It's quite trivial to prove that $$ \int_a^b f(t)g(t)dt=0 , \forall g:\mathbb R\to [a,b] \space \space (1) $$ means that $f=0$. What i'm interested in is the following problem: suppose that $(1)$ doesn't hold for all $g$, but for all $g:\mathbb R\to [a,b]$ that satisfy a certain condition. Specifically we have the following-it doesn't come from nowhere, it's physics related (kinda):
Let $$\vec N:\mathbb R \to \mathbb R^n , \space \vec h: \mathbb R \to \mathbb R^n $$ We define the inner product $\bullet$ in $\mathbb R^n$ in the obvious way. Now suppose all the functions $\vec x:\mathbb R \to \mathbb R^n$ such that $\vec h(t) \bullet \vec x(t) =0$. $$ X= \{\vec x:\mathbb R \to \mathbb R^n |\vec h(t) \bullet \vec x(t) =0, \forall t\in [a,b] \} $$
For some $a,b \in R$. Suppose now that $$ \int_a^b \vec x(t) \bullet \vec N(t) dt =0, \space \forall x \in X $$ What can we then say about $\vec N $? What I'd like to show is that $\vec N$ is parallel to $\vec h$ for all $t \in [a,b]$ (I don't know if it's true though). In the physics-case of the problem $\vec x$ are actually virtual displacements $δ \vec x$, but I'm not sure it matters.

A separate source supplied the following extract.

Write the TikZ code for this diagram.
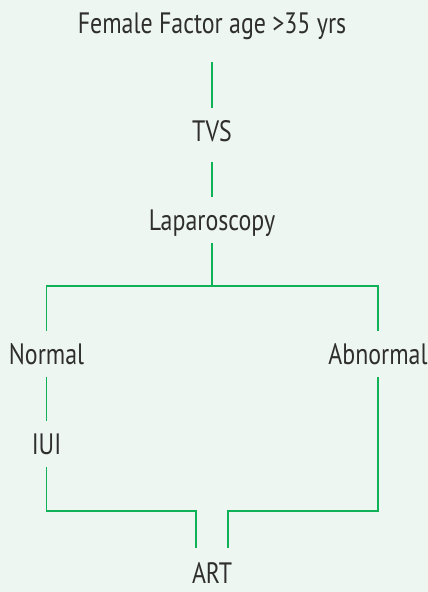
\documentclass[tikz,border=0pt]{standalone}
\usepackage{fontspec}
\setmainfont{PT Sans}[FakeStretch=0.81]
\definecolor{bg}{HTML}{EEF6F1}
\definecolor{ln}{HTML}{10B257}
\definecolor{tx}{HTML}{2E2E2E}
\begin{document}
\begin{tikzpicture}[x=1pt,y=-1pt,
  lbl/.style={inner xsep=0pt,inner ysep=13pt,text height=20pt,text depth=0pt,anchor=base,
    font=\fontsize{29.5}{32}\selectfont,text=tx},
  conn/.style={draw=ln,line width=1.3pt}]
\fill[bg] (0,0) rectangle (428,592);
\useasboundingbox (0,0) rectangle (428,592);
\node[lbl] (title) at (212,33) {Female Factor age >35 yrs};
\node[lbl] (tvs) at (212,141) {TVS};
\node[lbl] (lap) at (212,230) {Laparoscopy};
\node[lbl] (normal) at (46.5,364) {Normal};
\node[lbl] (abn) at (378,364) {Abnormal};
\node[lbl] (iui) at (46.5,454) {IUI};
\node[lbl,inner ysep=2pt] (art) at (212,583) {ART};
\coordinate (split) at (212,286);
\coordinate (jl) at (196,511);
\coordinate (jr) at (228,511);
\draw[conn,shorten <=16pt] (title.south) -- (tvs.north);
\draw[conn,shorten <=8pt] (tvs.south) -- (lap.north);
\draw[conn] (lap.south) -- (split);
\draw[conn] (normal.north) |- (split) -| (abn.north);
\draw[conn] (normal.south) -- (iui.north);
\draw[conn,shorten >=13pt] (iui.south) |- (jl) -- (jl |- art.north);
\draw[conn,shorten >=13pt] (abn.south) |- (jr) -- (jr |- art.north);
\end{tikzpicture}
\end{document}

Hope all makes sense and that no information about the physics problem is needed. Anyhow:
You can read the post if you'd like, but I dont think it's necessary https://physics.stackexchange.com/questions/334029/deriving-the-lagrangian-in-constraint-motion-where-do-multipliers-come-from
Assume that all functions involved are in $L^2 = L^2((a,b), \mathbb{R}^n)$, and that $h\neq 0$. Then, using the Hilbert structure of $L^2$, you have that $X = h^\perp$ (the subspace of functions orthogonals to $h$).
Then your condition says that $(N,x) = 0$ for every $x\in h^\perp$, i.e. $N \in (h^\perp)^\perp = \text{span}(h)$. This means that there exists $\lambda\in\mathbb{R}$ such that $N = \lambda h$.